Viel Erfahrung in der Urlauberseelsorge haben Sabine Kullik, Pastorin der Ev.-Luth. Kirche in Oldenburg und Pfarrer Lars-Jörg Bratke (römisch-katholisch), beide sind im Wangerland, Landkreis Friesland, in verschiedenen Kirchengemeinden in direkter Nähe zur Nordseeküste tätig. Vor zehn Jahren entschieden sie sich, für die Urlauberseelsorge ökumenische Angebote zu machen, die „Ökumenische Sommerkirche Horumersiel-Schillig“ war geboren. Den ganzen Sommer über bieten sie Urlaubern und Einheimischen die unterschiedlichsten Gelegenheiten, den wichtigen Fragen des Lebens nachzugehen. Mal am Strand, auf dem Deich, im Watt, auf dem Rad quer durch das Wangerland. Und ja, manchmal auch in der Kirche, vor allem, wenn es dauerhaft regnet. Aber meist eben außerhalb von Kirchenmauern.
Und ihre Erfahrung ist: „Man kann den Leuten im Urlaub durchaus mit solchen Fragen kommen. Viele machen nämlich die Erfahrung, dass sie wegfahren, den Urlaub genießen wollen – aber die Probleme, die Fragen, die sie zuvor verdrängt haben, kommen ganz einfach mit.
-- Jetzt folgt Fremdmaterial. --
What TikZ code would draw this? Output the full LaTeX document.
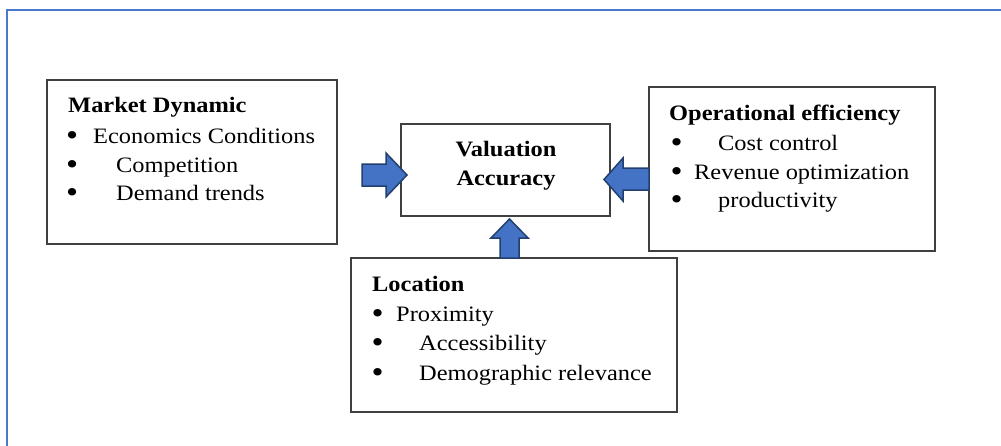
\documentclass[tikz,border=0pt]{standalone}
\usepackage{fontspec}
\setmainfont{Liberation Serif}[FakeStretch=1.11]
\definecolor{frameblue}{HTML}{4A78CC}
\definecolor{arrowblue}{HTML}{4472C4}
\definecolor{arrowedge}{HTML}{22406E}
\definecolor{boxgray}{HTML}{404040}
\newcommand{\bodysize}{\fontsize{22}{26}\selectfont}
\tikzset{
  panel/.style={draw=boxgray, line width=1.4pt, fill=white, inner sep=0pt, outer sep=0pt},
  heading/.style={anchor=base west, inner sep=0pt, font=\bodysize\bfseries},
  item/.style={anchor=base west, inner sep=0pt, font=\bodysize},
  centrehead/.style={anchor=base, inner sep=0pt, font=\bodysize\bfseries},
  blockarrow/.style={fill=arrowblue, draw=arrowedge, line width=1.5pt, line join=miter},
  frameline/.style={draw=frameblue, line width=2.2pt},
}
% bullet set in a box of the given width, text follows after it
\newcommand{\bul}[1]{\makebox[#1][l]{\hspace{-1.5pt}\raisebox{-2.6pt}{\fontsize{31}{31}\selectfont\textbullet}}}
\begin{document}
\begin{tikzpicture}[x=1pt, y=-1pt]
\useasboundingbox (0,0) rectangle (1001,445);

% outer frame (top and left edges)
\draw[frameline] (1012,10) -- (7,10) -- (7,456);

% boxes
\node[panel, minimum width=290pt, minimum height=164pt] (md) at (192,162) {};
\node[panel, minimum width=209pt, minimum height=92pt] (va) at (505.5,170) {};
\node[panel, minimum width=286pt, minimum height=164pt] (op) at (792,169) {};
\node[panel, minimum width=326pt, minimum height=154pt] (loc) at (514,335) {};

% Market Dynamic
\node[heading] (mdT) at (68,112) {Market Dynamic};
\node[item] (md1) at (67.5,143) {\bul{25.5pt}Economics Conditions};
\node[item] (md2) at (67.5,172) {\bul{48.5pt}Competition};
\node[item] (md3) at (67.5,200) {\bul{48.5pt}Demand trends};

% Valuation Accuracy
\node[centrehead] (vaA) at (506,156) {Valuation};
\node[centrehead] (vaB) at (506,185) {Accuracy};

% Operational efficiency
\node[heading] (opT) at (669,120) {Operational efficiency};
\node[item] (op1) at (672,150) {\bul{46pt}Cost control};
\node[item] (op2) at (672,179) {\bul{22pt}Revenue optimization};
\node[item] (op3) at (672,207) {\bul{46pt}productivity};

% Location
\node[heading] (locT) at (372,291) {Location};
\node[item] (loc1) at (373,321) {\bul{23pt}Proximity};
\node[item] (loc2) at (373,350) {\bul{46pt}Accessibility};
\node[item] (loc3) at (373,380) {\bul{46pt}Demographic relevance};

% block arrows into the central box
\draw[blockarrow] (362,164) -- (386,164) -- (386,153) -- (407,175)
  -- (386,197) -- (386,186) -- (362,186) -- cycle;
\draw[blockarrow] (op.west |- 0,168) -- (623,168) -- (623,158) -- (604,179.5)
  -- (623,201) -- (623,190) -- (op.west |- 0,190) -- cycle;
\draw[blockarrow] (500,258) -- (500,238) -- (491,238) -- (509.5,219)
  -- (528,238) -- (519,238) -- (519,258) -- cycle;
\end{tikzpicture}
\end{document}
Und werden im Urlaub vielleicht sogar noch größer, weil sie da nicht so leicht durch die Alltagsroutine weggeschoben werden können.“ Viele Urlauber suchten dann das Gespräch und seien dankbar für einen Menschen, der Zeit dafür habe oder auch für eine tiefe Erfahrung bei einer Veranstaltung.
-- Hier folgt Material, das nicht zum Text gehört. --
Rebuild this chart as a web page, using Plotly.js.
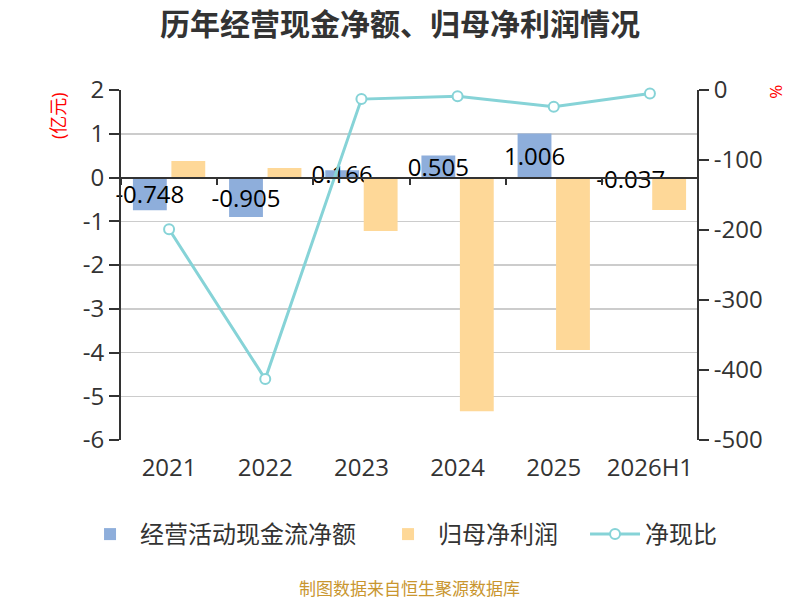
<!DOCTYPE html>
<html>
<head>
<meta charset="utf-8">
<script src="https://cdn.plot.ly/plotly-3.0.1.min.js"></script>
<style>html,body{margin:0;padding:0;background:#fff;}#chart{width:800px;height:600px;}</style>
</head>
<body>
<div id="chart"></div>
<script>
const categories = ['2021', '2022', '2023', '2024', '2025', '2026H1'];
const cashFlow = [-0.748, -0.905, 0.166, 0.505, 1.006, -0.037];
const netProfit = [0.38, 0.22, -1.22, -5.34, -3.94, -0.74];
const cashRatio = [-199, -413, -13, -9, -24, -5];
const leftTickVals = [2, 1, 0, -1, -2, -3, -4, -5, -6];
const leftTickText = ['2', '1', '0', '-1', '-2', '-3', '-4', '-5', '-6'];
const rightTickVals = [0, -100, -200, -300, -400, -500];
const rightTickText = ['0', '-100', '-200', '-300', '-400', '-500'];

const FONT = 'Open Sans, "Noto Sans CJK SC", sans-serif';

const traces = [
  {
    type: 'bar', name: '经营活动现金流净额', x: categories, y: cashFlow,
    marker: {color: '#8eaedb'}, legendwidth: 233,
    text: cashFlow.map(v => v.toFixed(3)),
    textposition: 'inside', insidetextanchor: 'middle', constraintext: 'none', textangle: 0,
    insidetextfont: {size: 24, color: '#000', family: FONT},
    cliponaxis: false, hoverinfo: 'skip'
  },
  {
    type: 'bar', name: '归母净利润', x: categories, y: netProfit,
    marker: {color: '#fed898'}, legendwidth: 142, hoverinfo: 'skip'
  },
  {
    type: 'scatter', mode: 'lines+markers', name: '净现比', x: categories, y: cashRatio,
    xaxis: 'x2', yaxis: 'y2',
    line: {color: '#86d3d7', width: 3},
    marker: {symbol: 'circle', size: 10, color: '#fff', line: {color: '#86d3d7', width: 2}},
    cliponaxis: false, hoverinfo: 'skip'
  }
];

const layout = {
  width: 800, height: 600,
  margin: {l: 121, r: 102, t: 90, b: 160, autoexpand: false},
  paper_bgcolor: '#fff', plot_bgcolor: '#fff',
  font: {family: FONT, color: '#333', size: 24},
  showlegend: true,
  title: {text: '<b>历年经营现金净额、归母净利润情况</b>', font: {size: 30, color: '#333', family: '"Noto Sans CJK SC", sans-serif'},
          x: 0.5, xanchor: 'center', y: 0.96, yanchor: 'middle', yref: 'container'},
  barmode: 'group', bargap: 0.2, bargroupgap: 0.12,
  xaxis: {
    type: 'category', range: [-0.5, 5.5], showline: false, showgrid: false, zeroline: false,
    ticks: 'outside', ticklen: 6, tickcolor: 'rgba(0,0,0,0)', tickangle: 0,
    tickfont: {size: 24, color: '#333'}, fixedrange: true
  },
  xaxis2: {
    type: 'category', range: [-0.5, 5.5], overlaying: 'x', anchor: 'free', position: 0.75,
    showline: true, linecolor: '#333', linewidth: 2, showgrid: false, zeroline: false,
    ticks: 'outside', tickson: 'boundaries', ticklen: 6, tickwidth: 2, tickcolor: '#333',
    showticklabels: false, layer: 'above traces'
  },
  yaxis: {
    range: [-6, 2], tickvals: leftTickVals, ticktext: leftTickText,
    showline: true, linecolor: '#333', linewidth: 2,
    showgrid: true, gridcolor: '#cccccc', gridwidth: 1.5, zeroline: false,
    ticks: 'outside', ticklen: 10, tickwidth: 2, tickcolor: '#333',
    tickfont: {size: 24, color: '#333'}
  },
  yaxis2: {
    range: [-500, 0], tickvals: rightTickVals, ticktext: rightTickText,
    overlaying: 'y', side: 'right', anchor: 'free', position: 1,
    showline: true, linecolor: '#333', linewidth: 2,
    showgrid: false, zeroline: false,
    ticks: 'outside', ticklen: 10, tickwidth: 2, tickcolor: '#333',
    tickfont: {size: 24, color: '#333'}
  },
  legend: {
    orientation: 'h', x: -0.071, xanchor: 'left', y: -0.27, yanchor: 'middle',
    font: {size: 24, color: '#333'}, itemwidth: 50, traceorder: 'normal',
    entrywidthmode: 'pixels'
  },
  annotations: [
    {text: '(亿元)', xref: 'paper', yref: 'paper', x: -0.109, y: 0.926, showarrow: false,
     textangle: -90, font: {size: 18, color: '#ff0000'}, xanchor: 'center', yanchor: 'middle'},
    {text: '%', xref: 'paper', yref: 'paper', x: 1.133, y: 0.994, showarrow: false,
     textangle: -90, font: {size: 17, color: '#ff0000'}, xanchor: 'center', yanchor: 'middle'},
    {text: '制图数据来自恒生聚源数据库', xref: 'paper', yref: 'paper', x: 0.5, y: -0.423, showarrow: false,
     font: {size: 17, color: '#c9962f'}, xanchor: 'center', yanchor: 'middle'}
  ]
};

Plotly.newPlot('chart', traces, layout, {staticPlot: true, displayModeBar: false});
</script>
</body>
</html>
Nach zehn Jahren ist es für Sabine Kullik und Lars-Jörg Bratke Zeit, Bilanz zu ziehen. „Es hat sich von Anfang an gelohnt“, sind sich beide einig. Es gebe viel Synergieeffekte, denn „auch wenn wir hier nicht immer zu zweit stehen, sondern einer allein eine Veranstaltung organisiert, so erleben uns Urlauber und Einheimische nie als getrennt, jeder vertritt alle Christen und Christinnen und natürlich sind wir auch für andere Konfessionen offen, wir haben immer ein offenes Ohr für die Menschen“, so Bratke.
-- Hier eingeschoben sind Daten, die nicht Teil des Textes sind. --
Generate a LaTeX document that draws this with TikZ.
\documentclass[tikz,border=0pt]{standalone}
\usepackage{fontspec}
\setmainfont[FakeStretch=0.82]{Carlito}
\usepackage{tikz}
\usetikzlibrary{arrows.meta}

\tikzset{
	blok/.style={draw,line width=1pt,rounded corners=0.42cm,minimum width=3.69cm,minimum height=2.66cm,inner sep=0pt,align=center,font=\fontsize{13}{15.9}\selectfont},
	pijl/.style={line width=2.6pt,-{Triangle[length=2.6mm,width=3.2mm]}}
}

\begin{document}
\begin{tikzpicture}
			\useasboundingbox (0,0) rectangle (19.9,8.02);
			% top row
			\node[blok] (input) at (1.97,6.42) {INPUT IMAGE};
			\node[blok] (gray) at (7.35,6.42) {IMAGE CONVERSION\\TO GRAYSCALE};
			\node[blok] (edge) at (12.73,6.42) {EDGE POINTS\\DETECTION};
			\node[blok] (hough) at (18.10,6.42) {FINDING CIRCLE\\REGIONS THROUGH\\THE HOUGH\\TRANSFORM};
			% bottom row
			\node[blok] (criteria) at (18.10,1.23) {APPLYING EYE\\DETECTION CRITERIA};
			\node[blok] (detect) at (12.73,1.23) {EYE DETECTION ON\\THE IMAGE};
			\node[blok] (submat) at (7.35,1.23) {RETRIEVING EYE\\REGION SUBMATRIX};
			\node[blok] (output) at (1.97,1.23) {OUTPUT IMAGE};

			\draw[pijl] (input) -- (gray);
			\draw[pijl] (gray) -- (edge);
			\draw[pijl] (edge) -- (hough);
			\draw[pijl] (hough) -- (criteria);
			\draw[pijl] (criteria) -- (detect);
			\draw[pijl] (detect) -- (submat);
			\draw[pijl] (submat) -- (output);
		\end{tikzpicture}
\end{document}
Von Pfingsten an bis zum Ende der Sommerferien gibt es Woche für Woche zahlreiche Angebote. Manche kehren immer wieder, wie Andachten in aller Frühe – direkt mit dem Meeresrauschen und Vogelgezwitscher im Ohr oder zur Abendstunde am Strand, mal bei malerischem Sonnenuntergang, mal mit Windböen im Gesicht, Gottesdienste oder Radtouren auf dem Pilgerweg. Andere sind einmalig, wie literarische Abende, Konzerte, ein Tango-Gottesdienst oder „Watt’n Blech“, der Bläsergottesdienst im Watt. „Hier besuchen uns viele Leute, die selten oder gar nicht in eine Kirche gehen – Einheimische wie auch Urlauber“, erklärt Kullik. „So etwas erleben wir zuhause nicht, sagen uns viele Besucher. Viele wundern sich sogar, dass Kirche auch so sein kann“, weiß Lars-Jörg Bratke. Und er sagt: „Nicht nur die Besucher sind hier anders, offener, in direktem Kontakt mit der Schöpfung, auch ich selber bin ganz anders gestimmt, am Strand, draußen in der Natur, im Watt und kann somit auch die christliche Botschaft ganz anders vermitteln.“
Das persönliche absolute Lieblingsstück der Sommerkirche? „Watt’n Blech – wenn wir draußen im Watt sein können und nicht wie dieses Jahr wegen des Regens doch in die Kirche müssen“, sind sich die beiden Geistlichen einig. „Wenn die Choräle bis zum Horizont tragen, wenn die Wolken ihr Spiel treiben und das Watt unter den Füßen zu spüren ist – Man ist dann so eins mit der Natur und sich selber, das ist in Worte kaum zu fassen“, sagt Sabine Kullik. „In solchen Momenten sieht man auch auf den Gesichtern der Menschen die Sehnsucht nach der Leichtigkeit des Sommers, die uns in den letzten beiden Jahren so fehlte“, hat Lars-Jörg Bratke erfahren.